■ Data segment:
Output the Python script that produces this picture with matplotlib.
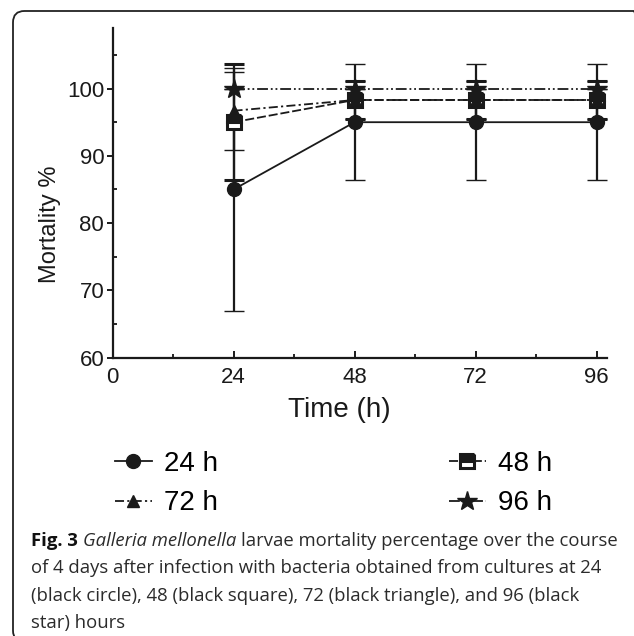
import matplotlib
matplotlib.use("Agg")
import matplotlib.pyplot as plt
from matplotlib.lines import Line2D
from matplotlib.patches import FancyBboxPatch

# %% Datos
time_h = [24, 48, 72, 96]
series_labels = ["24 h", "48 h", "72 h", "96 h"]
mort_24 = [85, 95, 95, 95]
sd_24 = [18, 8.66, 8.66, 8.66]
mort_48 = [95, 98.3, 98.3, 98.3]
sd_48 = [8.66, 2.89, 2.89, 2.89]
mort_72 = [96.7, 98.3, 98.3, 98.3]
sd_72 = [5.77, 2.89, 2.89, 2.89]
mort_96 = [100, 100, 100, 100]
sd_96 = [0, 0, 0, 0]

x_ticks = [0, 24, 48, 72, 96]
y_ticks = [60, 70, 80, 90, 100]

caption_lines = [
    "of 4 days after infection with bacteria obtained from cultures at 24",
    "(black circle), 48 (black square), 72 (black triangle), and 96 (black",
    "star) hours",
]

# %% Estilos
W, H = 634, 636
plt.rcParams["font.family"] = ["Liberation Sans", "DejaVu Sans"]
ink = "#1a1a1a"

styles = [
    dict(marker="o", ms=10, ls="-", mfc=ink, mec=ink),
    dict(marker="s", ms=9.5, ls=(0, (5, 1.6)), mfc=ink, mec=ink,
         fillstyle="top", mfcalt="white", mew=2.2),
    dict(marker="^", ms=9, ls=(0, (5, 1.8, 1.2, 1.8)), mfc=ink, mec=ink),
    dict(marker="*", ms=15, ls=(0, (6, 1.6, 1, 1.6, 1, 1.6)), mfc=ink, mec=ink),
]
means = [mort_24, mort_48, mort_72, mort_96]
sds = [sd_24, sd_48, sd_72, sd_96]

fig = plt.figure(figsize=(W / 100, H / 100), dpi=100, facecolor="white")

# marco redondeado (lados derecho e inferior fuera del lienzo)
box = FancyBboxPatch((13 / W, -6 / H), (645 - 13) / W, (636 - 11 + 6) / H,
                     boxstyle="round,pad=0,rounding_size=0.018",
                     transform=fig.transFigure, fill=False, ec="#222222", lw=1.3,
                     clip_on=False)
fig.patches.append(box)

ax = fig.add_axes([112.5 / W, 1 - 357.7 / H, 494.2 / W, 329.7 / H])

for m, s, st in zip(means, sds, styles):
    kw = dict(color=ink, lw=1.3, marker=st["marker"], ms=st["ms"], ls=st["ls"],
              mfc=st["mfc"], mec=st["mec"], mew=st.get("mew", 1),
              elinewidth=1.6, capsize=7.5, capthick=1.6)
    eb = ax.errorbar(time_h, m, yerr=s, **kw)
    if "fillstyle" in st:
        eb[0].set_fillstyle(st["fillstyle"])
        eb[0].set_markerfacecoloralt(st["mfcalt"])

ax.set_xlim(0, 98)
ax.set_ylim(60, 109)
ax.set_xticks(x_ticks)
ax.set_xticks([12, 36, 60, 84], minor=True)
ax.set_yticks(y_ticks)
ax.set_yticks([65, 75, 85, 95, 105], minor=True)
for sp in ["top", "right"]:
    ax.spines[sp].set_visible(False)
for sp in ["left", "bottom"]:
    ax.spines[sp].set_linewidth(1.6)
    ax.spines[sp].set_color(ink)
ax.tick_params(axis="both", which="major", labelsize=16, colors=ink, width=1.4)
ax.tick_params(axis="x", which="both", direction="in", length=5, pad=7)
ax.tick_params(axis="x", which="minor", length=3, width=1.2)
ax.tick_params(axis="y", which="major", direction="out", length=4, pad=2)
ax.tick_params(axis="y", which="minor", direction="in", length=3, width=1.2)

fig.text(50 / W, 1 - 224 / H, "Mortality %", rotation=90, fontsize=17,
         ha="center", va="center", color=ink)
fig.text(339 / W, 1 - 410 / H, "Time (h)", fontsize=20, ha="center",
         va="center", color=ink)

# %% Leyenda
handles = []
for st, lab in zip(styles, series_labels):
    h = Line2D([], [], color=ink, lw=1.3, marker=st["marker"], ms=st["ms"],
               ls=st["ls"], mfc=st["mfc"], mec=st["mec"], mew=st.get("mew", 1),
               fillstyle=st.get("fillstyle", "full"),
               markerfacecoloralt=st.get("mfcalt", "none"), label=lab)
    handles.append(h)
order = [0, 2, 1, 3]
fig.legend([handles[i] for i in order], [series_labels[i] for i in order],
           ncol=2, loc="upper left", bbox_to_anchor=(115 / W, 1 - 451 / H),
           frameon=False, fontsize=20, handlelength=1.33, handletextpad=0.45,
           columnspacing=8.3, labelspacing=0.48, borderpad=0, borderaxespad=0)

# %% Pie de figura
cap_font = ["Open Sans", "DejaVu Sans"]
cap_size = 13.3
cap_color = "#2b2b2b"
renderer = fig.canvas.get_renderer()
x0 = 31 / W
y_base = [546, 573.3, 600.6, 627.9]

t1 = fig.text(x0, 1 - y_base[0] / H, "Fig. 3", fontsize=cap_size, weight="bold",
              family=cap_font, color="#111111", va="baseline")
bb = t1.get_window_extent(renderer)
t2 = fig.text((bb.x1 + 5) / W, 1 - y_base[0] / H, "Galleria mellonella",
              fontsize=cap_size, style="italic", family=cap_font,
              color=cap_color, va="baseline")
bb = t2.get_window_extent(renderer)
fig.text((bb.x1 + 5) / W, 1 - y_base[0] / H,
         "larvae mortality percentage over the course", fontsize=cap_size,
         family=cap_font, color=cap_color, va="baseline")
for line, yb in zip(caption_lines, y_base[1:]):
    fig.text(x0, 1 - yb / H, line, fontsize=cap_size, family=cap_font,
             color=cap_color, va="baseline")

fig.savefig("out.png", dpi=100, facecolor="white")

■ Exercise prompt:
Check every line of the material for the string "matplotlib" and give the number of lines that have it, without anything else.

■ Written response:
6